Washington — A reporter who wrote a critical profile of Melania Trump has been deluged with anti-Semitic abuse.
Julia Ioffe told the Guardian that on April 28, the day her profile of the Republican presidential nomination frontrunner Donald Trump’s wife appeared in GQ, she had received a phone call playing a speech by Nazi leader Adolf Hitler and another from a purported business, “Overnight Caskets.” Her Twitter feed and email inbox were flooded with anti-Semitic messages and imagery, including a cartoon of a Jew being executed.
“I started the day off having a sense of humor about it but by the end of the day, after a few phone calls like this, with people playing Hitler speeches, and the imagery, and people telling me my face would look good on a lampshade, it’s hard to laugh,” she said.
Ioffe’s profile of Melania Trump was critical, but not exceptionally so, in a heated election season. Ioffe said Melania Trump, like her husband, was evasive and hard to pin down, but also not unpleasant to deal with.

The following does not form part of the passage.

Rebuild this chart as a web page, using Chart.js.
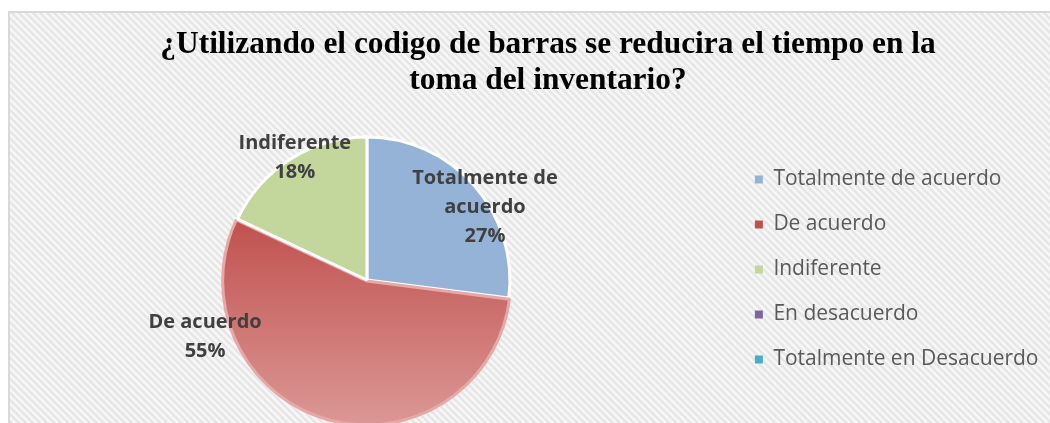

“She makes meaningful eye contact and emphatically repeats affirmative, folksy banalities—she ‘has a thick skin,’ she takes things ‘day by day,’ she follows the news ‘from A to Z’—until the interviewer either is transported into a supra-verbal understanding or decides it’s pointless to press for specifics,” Ioffe wrote. “But unlike her husband, Melania is reserved, polite, and steady, say those close to her.”
Melania Trump in a Facebook posting said the article was inaccurate. The onetime model, who is from Slovenia, singled out for criticism Ioffe’s revelation of a half brother, born out of wedlock from a relationship her father had before he met her mother.
“My parents are private citizens and should not be subject to Ms. Ioffe’s unfair scrutiny,” Melania Trump said.
Donald Trump’s supporters have turned on his critics on social media; women among his critics have been the target of misogynist attacks, while blacks and Latinos have weathered racist attacks.
The real estate magnate has at times appeared to encourage supporters to attack protesters at his rallies, and there have been several violent confrontations.
Ioffe, whose family emigrated from the Soviet Union 26 years ago, said the abuse she faced reminded her of the anti-Semitism from which her family fled in Russia.